MAKALAH ULUMUL HADIST" SANAD, MATAN dan RAWI HADIST"
BAB I
PENDAHULUAN
1.1 Latar Belakang
Hadis merupakan ilmu yang
harus dipahami secara mendalam bagi umat musilim agar mampuh menjadi muslim
yang baik didalam meneladani kehidupan manusia yang agung yakni Nabi Muhammad
SAW. Dalam hal ini penulis mencobah mengajak pembaca untuk sejenak memperhatikan
bagaimana komponen komponen hadis yang benar itu agar tidak menemukan
kekeliruan yang mendasar didalam mentela’ah antara hadis yang benar sohih atau
hadis yang hanya direkayasa oleh orang orang yang memusuhi islam, disinlah
penting pemahaman mengenai sanad, matan dan rawi didalam ilmu hadis.
1.2 Rumusan
Masalah
1.
Apa pengertian Sanad Hadis?
2.
Apa pengertian Matan Hadis?
3.
Apa pengertian Rawi Hadis?
1.3 TUJUAN
Untuk mengetahui , memahami serta identifikasi
kesohihan sanad hadis, matan hadis dan rawi hadis serta memenuhi tugas ulumul
hadis
BAB II
PEMBAHASAN
2.1 Pengertian
Sanad Hadis
Menurut bahasa, kata سند (sanad)mengandung kesamaan arti kata طريق(thariq) yaitu jalan atau sandaran. Sedangkan menurut istilah
hadis, sanad ialah jalan yang menyampaikan kita kepada matan hadis.
Dalam bidang ilmu
hadits sanad itu merupakan neraca untuk menimbang shahih atau dhaifnya. Andai
kata salah seorang dalam sanad ada yang fasik atau yang tertuduh dusta atau
jika setiap para pembawa berita dalam mata rantai sanad tidak bertemu langsung
(muttashil), maka hadits tersebut dhaif sehingga tidak dapat dijadikan hujjah.

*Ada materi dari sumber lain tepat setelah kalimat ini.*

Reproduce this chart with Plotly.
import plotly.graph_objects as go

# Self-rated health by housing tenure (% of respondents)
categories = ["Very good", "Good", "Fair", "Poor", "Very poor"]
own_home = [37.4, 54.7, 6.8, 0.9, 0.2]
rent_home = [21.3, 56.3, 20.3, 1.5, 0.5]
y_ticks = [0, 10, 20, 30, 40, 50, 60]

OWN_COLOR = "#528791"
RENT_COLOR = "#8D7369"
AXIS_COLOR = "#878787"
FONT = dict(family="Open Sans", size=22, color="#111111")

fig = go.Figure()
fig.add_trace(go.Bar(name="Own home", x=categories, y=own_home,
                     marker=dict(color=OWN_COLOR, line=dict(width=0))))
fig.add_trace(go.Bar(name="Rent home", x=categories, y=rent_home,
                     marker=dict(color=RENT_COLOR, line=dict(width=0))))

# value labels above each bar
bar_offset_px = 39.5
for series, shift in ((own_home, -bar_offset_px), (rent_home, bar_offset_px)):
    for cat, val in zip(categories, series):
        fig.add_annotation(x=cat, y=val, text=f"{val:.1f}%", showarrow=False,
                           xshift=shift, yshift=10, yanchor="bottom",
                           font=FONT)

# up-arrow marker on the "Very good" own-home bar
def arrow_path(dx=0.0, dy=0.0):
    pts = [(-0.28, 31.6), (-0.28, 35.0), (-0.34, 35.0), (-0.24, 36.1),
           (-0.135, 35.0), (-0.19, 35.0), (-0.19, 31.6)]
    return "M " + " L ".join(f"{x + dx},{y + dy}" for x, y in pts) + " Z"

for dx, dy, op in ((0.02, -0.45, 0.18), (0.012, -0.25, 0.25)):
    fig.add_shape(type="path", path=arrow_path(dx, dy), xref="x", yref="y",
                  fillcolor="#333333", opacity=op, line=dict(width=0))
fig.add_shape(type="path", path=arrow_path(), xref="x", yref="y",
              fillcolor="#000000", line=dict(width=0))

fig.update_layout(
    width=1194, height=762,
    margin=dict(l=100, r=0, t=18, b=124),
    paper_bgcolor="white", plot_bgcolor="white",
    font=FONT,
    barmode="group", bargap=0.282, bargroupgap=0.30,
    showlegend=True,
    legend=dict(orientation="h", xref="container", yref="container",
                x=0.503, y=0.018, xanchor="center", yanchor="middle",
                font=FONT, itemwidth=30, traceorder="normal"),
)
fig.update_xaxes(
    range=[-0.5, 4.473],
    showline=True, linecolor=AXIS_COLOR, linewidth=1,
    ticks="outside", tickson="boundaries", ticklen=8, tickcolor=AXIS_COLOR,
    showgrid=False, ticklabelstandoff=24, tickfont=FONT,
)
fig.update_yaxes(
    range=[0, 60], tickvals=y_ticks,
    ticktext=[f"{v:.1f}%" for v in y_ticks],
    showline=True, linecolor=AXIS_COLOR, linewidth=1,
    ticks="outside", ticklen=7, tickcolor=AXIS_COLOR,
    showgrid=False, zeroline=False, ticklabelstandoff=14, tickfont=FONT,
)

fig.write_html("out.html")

Demikian sebaliknya jika para pembawa hadits tersebut orang-orang yang cakap
dan cukup persyaratan, yakni adil, takwa, tidak fasik, menjaga kehormatan diri
(muru’ah), dan memilikimdaya ingat yang kredibel, sanadnya bersambung dari satu
periwayat ke periwayat lain sampai pada sumber berita pertama, maka haditsnya
dinilai shahih.
Tidak layak naik ke
loteng atau atap rumah kecuali dengan tangga. Maksud tangga adalah sanad, jadi
seseorang tidak akan mungkin sampai kepada Rasulullah dalam periwayatan hadits
melainkan harus melalui sanad. Pernyataan di atas memberikan petunjuk, bahwa
apabila sanad suatu hadits benar-benar dapat di pertanggung jawabkan
keshahihannya, maka hadits itu pada umumnya berkualitas shahih dan tidak ada
alasan untuk menolaknya. Studi sanad khusus hanya dimiliki umat Muhammad,
umat-umat terdahulu sekalipun dalam penghimpunan kitab suci mereka dan juga
tidak ditulis pada masa Nabi nya tidak disertai sanad. Padahal ditulis setelah
ratusan tahun dari masa Nabi nya. Kitab suci mereka ditulis berdasarkan ingatan
beberapa generasi yang dinisbatkan pada Nabi Isa yang tidak di sertai dengan
sanad.
Contoh Sanad
حدثنا عبد الله بن يوسف قا ل أخبرنا مالك عن ابن شهاب عن محمد بن جبير بن مطعم عن أبيهقال : سمعت رسول الله صلى الله عليه قرأ فى المغرب الطور. (رواه البخاري)
Artinya:
“memberitakan kepada kami Abdullah bin Yusuf ia berkata;
memberitakan kepada kami Malik dari Ibnu Syihab dari Muhammad bin Jubair bin
Muth’im dari ayahnya berkata: “aku mendengar Rasulallah SAW membaca surah
Ath-Thur pada salat maghrib.” (HR. Al-Bukhori).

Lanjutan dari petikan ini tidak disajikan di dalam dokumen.